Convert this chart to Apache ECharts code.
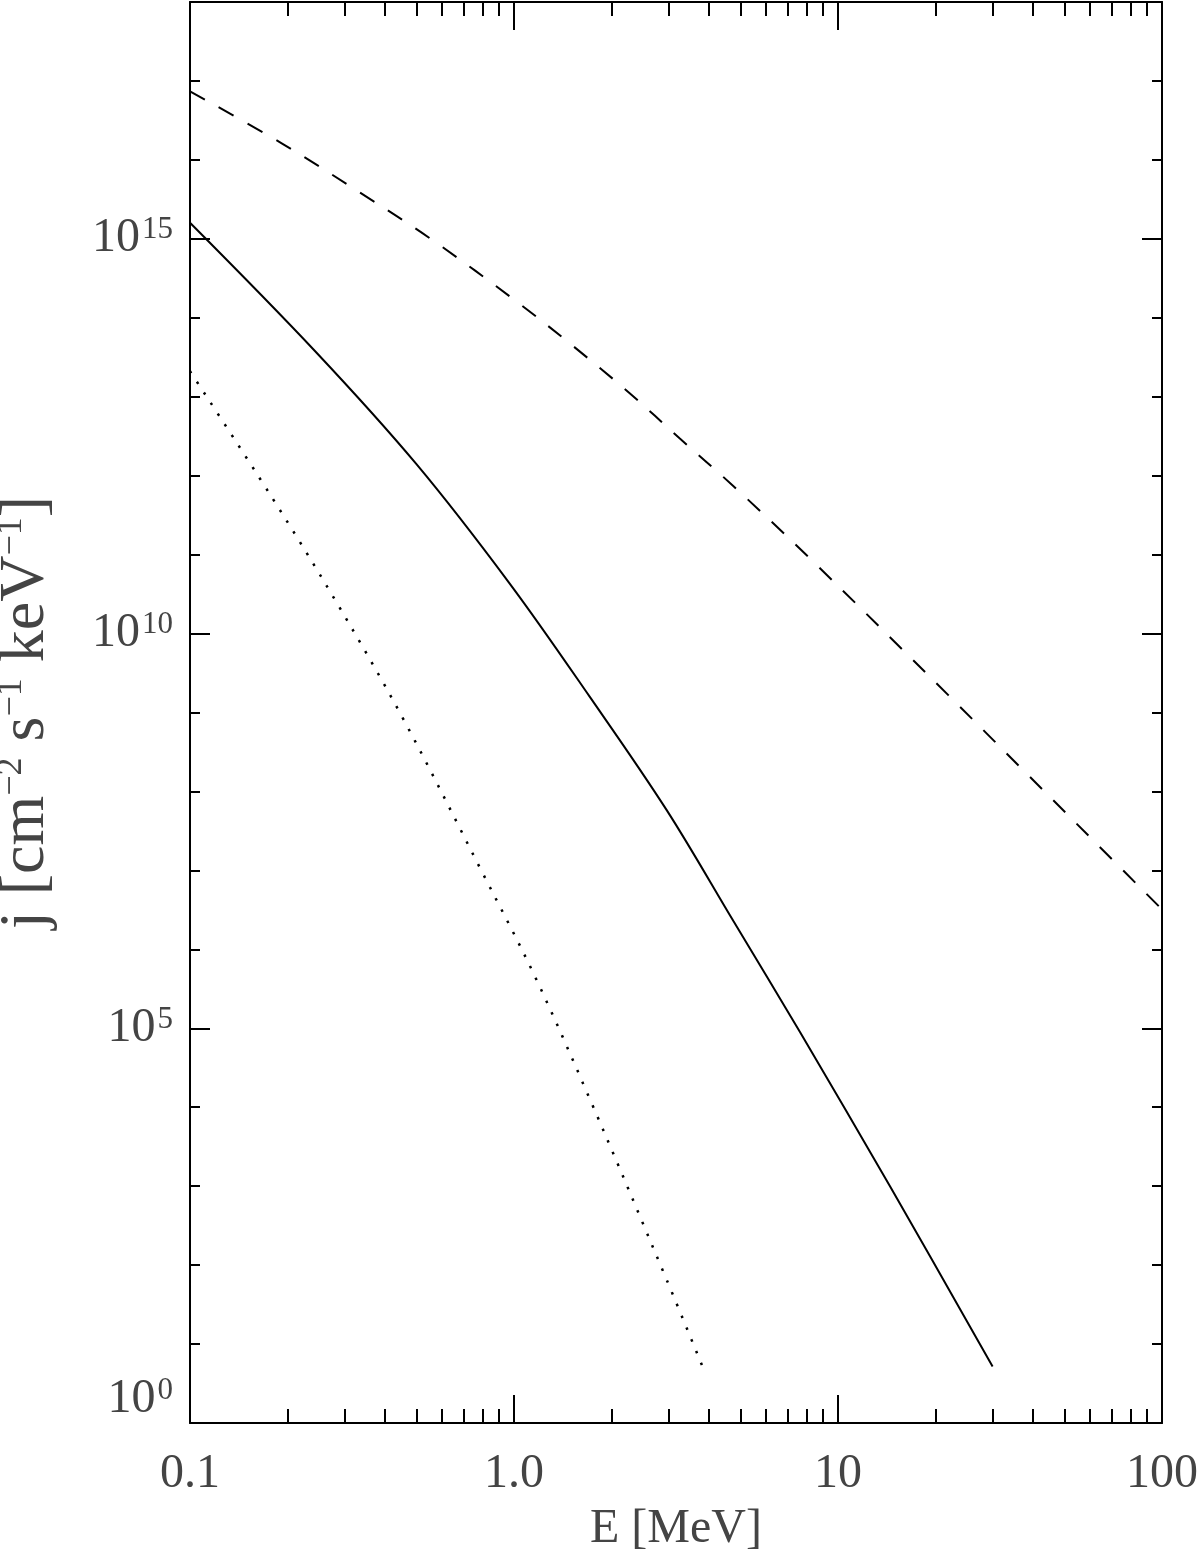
<!DOCTYPE html>
<html><head><meta charset="utf-8">
<script src="https://cdn.jsdelivr.net/npm/echarts@6/dist/echarts.min.js"></script>
<style>html,body{margin:0;padding:0;background:#fff;}#main{width:1200px;height:1558px;}</style>
</head><body><div id="main"></div>
<script>
// ---- data (E in MeV, j in cm^-2 s^-1 keV^-1) ----
const dashedE = [0.1,0.193,0.33,0.557,1.03,1.52,2.28,3.25,4.75,8.2,21.9,37.3,63.8,100];
const dashedJ = [7.4e16,1.6e16,4.0e15,9.8e14,1.55e14,4.4e13,1.1e13,2.95e12,7.4e11,8.9e10,1.66e9,1.86e8,2.04e7,3.2e6];
const solidE = [0.1,0.243,0.5,0.97,1.71,2.96,4.75,7.64,14.5,30];
const solidJ = [1.6e15,3.8e13,1.4e12,4.3e10,1.6e9,5.8e7,2.3e6,8.9e4,980,5.2];
const dottedE = [0.1,0.178,0.283,0.455,0.804,1.15,1.71,2.96,3.89];
const dottedJ = [2.1e13,5.5e11,2.5e10,8.3e8,8.9e6,4.9e5,1.3e4,65,4.3];

// ---- ticks / labels ----
const xMajorTicks = [0.1,1,10,100];
const xTickLabels = ['0.1','1.0','10','100'];
const xMinorTicks = [0.2,0.3,0.4,0.5,0.6,0.7,0.8,0.9,2,3,4,5,6,7,8,9,20,30,40,50,60,70,80,90];
const yMinExp = 0, yMaxExp = 18;
const yLabelExponents = [0,5,10,15];

const FONT = '"Liberation Serif","DejaVu Serif",serif';
const TXT = '#444';
const LINE = {color:'#000', width:2};

const xMinorPos = xMinorTicks.map(v => Math.log10(v));
const xMajorPos = xMajorTicks.map(v => Math.log10(v));

function xLabel(v){
  const i = xMajorPos.findIndex(p => Math.abs(p - v) < 1e-6);
  return i >= 0 ? xTickLabels[i] : '';
}
function yLabel(v){
  const e = Math.round(v);
  return yLabelExponents.includes(e) ? '{b|10}{s|' + e + '}' : '';
}

function tickAxis(pos, extra){
  const horiz = (pos === 'bottom' || pos === 'top');
  const base = {
    type:'value', position:pos,
    min: horiz ? xMajorPos[0] : yMinExp,
    max: horiz ? xMajorPos[xMajorPos.length-1] : yMaxExp,
    splitLine:{show:false}, axisLabel:{show:false},
    axisPointer:{show:false}
  };
  const o = Object.assign(base, extra);
  o.axisLine = Object.assign({show:false}, extra.axisLine || {}, {onZero:false});
  return o;
}

const chart = echarts.init(document.getElementById('main'));
chart.setOption({
  animation:false,
  backgroundColor:'#fff',
  grid:{left:190, right:38, top:2, bottom:135, containLabel:false, outerBoundsMode:'none'},
  xAxis:[
    {type:'log', logBase:10, min:0.1, max:100, position:'bottom',
     axisLine:{show:true, onZero:false, lineStyle:LINE}, axisTick:{show:false}, axisLabel:{show:false},
     splitLine:{show:false}, minorTick:{show:false},
     name:'E [MeV]', nameLocation:'middle', nameGap:82,
     nameTextStyle:{fontFamily:FONT, fontSize:48, color:TXT}},
    tickAxis('bottom', {interval:1, axisTick:{show:true, inside:true, length:28, lineStyle:LINE, customValues:xMajorPos},
      axisLabel:{show:true, formatter:xLabel, fontFamily:FONT, fontSize:48, color:TXT, margin:27,
                 showMinLabel:true, showMaxLabel:true, hideOverlap:false}}),
    tickAxis('bottom', {axisTick:{show:true, inside:true, length:14, lineStyle:LINE, customValues:xMinorPos}}),
    tickAxis('top', {interval:1, axisLine:{show:true, lineStyle:LINE},
      axisTick:{show:true, inside:true, length:28, lineStyle:LINE, customValues:xMajorPos}}),
    tickAxis('top', {axisTick:{show:true, inside:true, length:14, lineStyle:LINE, customValues:xMinorPos}})
  ],
  yAxis:[
    {type:'log', logBase:10, min:Math.pow(10,yMinExp), max:Math.pow(10,yMaxExp), position:'left',
     axisLine:{show:true, onZero:false, lineStyle:LINE}, axisTick:{show:false}, axisLabel:{show:false},
     splitLine:{show:false}, minorTick:{show:false},
     name:'j [cm{s|\u22122} s{s|\u22121} keV{s|\u22121}]', nameLocation:'middle', nameRotate:90, nameGap:132,
     nameTextStyle:{fontFamily:FONT, fontSize:64, color:TXT,
       rich:{s:{fontFamily:FONT, fontSize:36, color:TXT, verticalAlign:'top'}}}},
    tickAxis('left', {interval:1, axisTick:{show:true, inside:true, length:10, lineStyle:LINE},
      axisLabel:{show:true, formatter:yLabel, margin:17, showMinLabel:true, showMaxLabel:true,
        verticalAlignMinLabel:'bottom', hideOverlap:false,
        rich:{b:{fontFamily:FONT, fontSize:48, color:TXT, verticalAlign:'bottom'},
              s:{fontFamily:FONT, fontSize:31, color:TXT, verticalAlign:'top', padding:[0,0,0,2]}}}}),
    tickAxis('left', {axisTick:{show:true, inside:true, length:20, lineStyle:LINE, customValues:yLabelExponents}}),
    tickAxis('right', {interval:1, axisLine:{show:true, lineStyle:LINE},
      axisTick:{show:true, inside:true, length:10, lineStyle:LINE}}),
    tickAxis('right', {axisTick:{show:true, inside:true, length:20, lineStyle:LINE, customValues:yLabelExponents}})
  ],
  series:[
    {type:'line', xAxisIndex:0, yAxisIndex:0, symbol:'none', smooth:0.35, z:5,
     data: dashedE.map((e,i)=>[e, dashedJ[i]]),
     lineStyle:{color:'#000', width:2, type:[17,16]}},
    {type:'line', xAxisIndex:0, yAxisIndex:0, symbol:'none', smooth:0.35, z:5,
     data: solidE.map((e,i)=>[e, solidJ[i]]),
     lineStyle:{color:'#000', width:2, type:'solid'}},
    {type:'line', xAxisIndex:0, yAxisIndex:0, symbol:'none', smooth:0.35, z:5,
     data: dottedE.map((e,i)=>[e, dottedJ[i]]),
     lineStyle:{color:'#000', width:2.5, type:[2.5,10.2]}}
  ]
});
</script></body></html>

CHALLENGE —
Take the listing and print it again exactly, but without any pictures.

EXPECTED ANSWER —
Convert this chart to Apache ECharts code.
<!DOCTYPE html>
<html><head><meta charset="utf-8">
<script src="https://cdn.jsdelivr.net/npm/echarts@6/dist/echarts.min.js"></script>
<style>html,body{margin:0;padding:0;background:#fff;}#main{width:1200px;height:1558px;}</style>
</head><body><div id="main"></div>
<script>
// ---- data (E in MeV, j in cm^-2 s^-1 keV^-1) ----
const dashedE = [0.1,0.193,0.33,0.557,1.03,1.52,2.28,3.25,4.75,8.2,21.9,37.3,63.8,100];
const dashedJ = [7.4e16,1.6e16,4.0e15,9.8e14,1.55e14,4.4e13,1.1e13,2.95e12,7.4e11,8.9e10,1.66e9,1.86e8,2.04e7,3.2e6];
const solidE = [0.1,0.243,0.5,0.97,1.71,2.96,4.75,7.64,14.5,30];
const solidJ = [1.6e15,3.8e13,1.4e12,4.3e10,1.6e9,5.8e7,2.3e6,8.9e4,980,5.2];
const dottedE = [0.1,0.178,0.283,0.455,0.804,1.15,1.71,2.96,3.89];
const dottedJ = [2.1e13,5.5e11,2.5e10,8.3e8,8.9e6,4.9e5,1.3e4,65,4.3];

// ---- ticks / labels ----
const xMajorTicks = [0.1,1,10,100];
const xTickLabels = ['0.1','1.0','10','100'];
const xMinorTicks = [0.2,0.3,0.4,0.5,0.6,0.7,0.8,0.9,2,3,4,5,6,7,8,9,20,30,40,50,60,70,80,90];
const yMinExp = 0, yMaxExp = 18;
const yLabelExponents = [0,5,10,15];

const FONT = '"Liberation Serif","DejaVu Serif",serif';
const TXT = '#444';
const LINE = {color:'#000', width:2};

const xMinorPos = xMinorTicks.map(v => Math.log10(v));
const xMajorPos = xMajorTicks.map(v => Math.log10(v));

function xLabel(v){
  const i = xMajorPos.findIndex(p => Math.abs(p - v) < 1e-6);
  return i >= 0 ? xTickLabels[i] : '';
}
function yLabel(v){
  const e = Math.round(v);
  return yLabelExponents.includes(e) ? '{b|10}{s|' + e + '}' : '';
}

function tickAxis(pos, extra){
  const horiz = (pos === 'bottom' || pos === 'top');
  const base = {
    type:'value', position:pos,
    min: horiz ? xMajorPos[0] : yMinExp,
    max: horiz ? xMajorPos[xMajorPos.length-1] : yMaxExp,
    splitLine:{show:false}, axisLabel:{show:false},
    axisPointer:{show:false}
  };
  const o = Object.assign(base, extra);
  o.axisLine = Object.assign({show:false}, extra.axisLine || {}, {onZero:false});
  return o;
}

const chart = echarts.init(document.getElementById('main'));
chart.setOption({
  animation:false,
  backgroundColor:'#fff',
  grid:{left:190, right:38, top:2, bottom:135, containLabel:false, outerBoundsMode:'none'},
  xAxis:[
    {type:'log', logBase:10, min:0.1, max:100, position:'bottom',
     axisLine:{show:true, onZero:false, lineStyle:LINE}, axisTick:{show:false}, axisLabel:{show:false},
     splitLine:{show:false}, minorTick:{show:false},
     name:'E [MeV]', nameLocation:'middle', nameGap:82,
     nameTextStyle:{fontFamily:FONT, fontSize:48, color:TXT}},
    tickAxis('bottom', {interval:1, axisTick:{show:true, inside:true, length:28, lineStyle:LINE, customValues:xMajorPos},
      axisLabel:{show:true, formatter:xLabel, fontFamily:FONT, fontSize:48, color:TXT, margin:27,
                 showMinLabel:true, showMaxLabel:true, hideOverlap:false}}),
    tickAxis('bottom', {axisTick:{show:true, inside:true, length:14, lineStyle:LINE, customValues:xMinorPos}}),
    tickAxis('top', {interval:1, axisLine:{show:true, lineStyle:LINE},
      axisTick:{show:true, inside:true, length:28, lineStyle:LINE, customValues:xMajorPos}}),
    tickAxis('top', {axisTick:{show:true, inside:true, length:14, lineStyle:LINE, customValues:xMinorPos}})
  ],
  yAxis:[
    {type:'log', logBase:10, min:Math.pow(10,yMinExp), max:Math.pow(10,yMaxExp), position:'left',
     axisLine:{show:true, onZero:false, lineStyle:LINE}, axisTick:{show:false}, axisLabel:{show:false},
     splitLine:{show:false}, minorTick:{show:false},
     name:'j [cm{s|\u22122} s{s|\u22121} keV{s|\u22121}]', nameLocation:'middle', nameRotate:90, nameGap:132,
     nameTextStyle:{fontFamily:FONT, fontSize:64, color:TXT,
       rich:{s:{fontFamily:FONT, fontSize:36, color:TXT, verticalAlign:'top'}}}},
    tickAxis('left', {interval:1, axisTick:{show:true, inside:true, length:10, lineStyle:LINE},
      axisLabel:{show:true, formatter:yLabel, margin:17, showMinLabel:true, showMaxLabel:true,
        verticalAlignMinLabel:'bottom', hideOverlap:false,
        rich:{b:{fontFamily:FONT, fontSize:48, color:TXT, verticalAlign:'bottom'},
              s:{fontFamily:FONT, fontSize:31, color:TXT, verticalAlign:'top', padding:[0,0,0,2]}}}}),
    tickAxis('left', {axisTick:{show:true, inside:true, length:20, lineStyle:LINE, customValues:yLabelExponents}}),
    tickAxis('right', {interval:1, axisLine:{show:true, lineStyle:LINE},
      axisTick:{show:true, inside:true, length:10, lineStyle:LINE}}),
    tickAxis('right', {axisTick:{show:true, inside:true, length:20, lineStyle:LINE, customValues:yLabelExponents}})
  ],
  series:[
    {type:'line', xAxisIndex:0, yAxisIndex:0, symbol:'none', smooth:0.35, z:5,
     data: dashedE.map((e,i)=>[e, dashedJ[i]]),
     lineStyle:{color:'#000', width:2, type:[17,16]}},
    {type:'line', xAxisIndex:0, yAxisIndex:0, symbol:'none', smooth:0.35, z:5,
     data: solidE.map((e,i)=>[e, solidJ[i]]),
     lineStyle:{color:'#000', width:2, type:'solid'}},
    {type:'line', xAxisIndex:0, yAxisIndex:0, symbol:'none', smooth:0.35, z:5,
     data: dottedE.map((e,i)=>[e, dottedJ[i]]),
     lineStyle:{color:'#000', width:2.5, type:[2.5,10.2]}}
  ]
});
</script></body></html>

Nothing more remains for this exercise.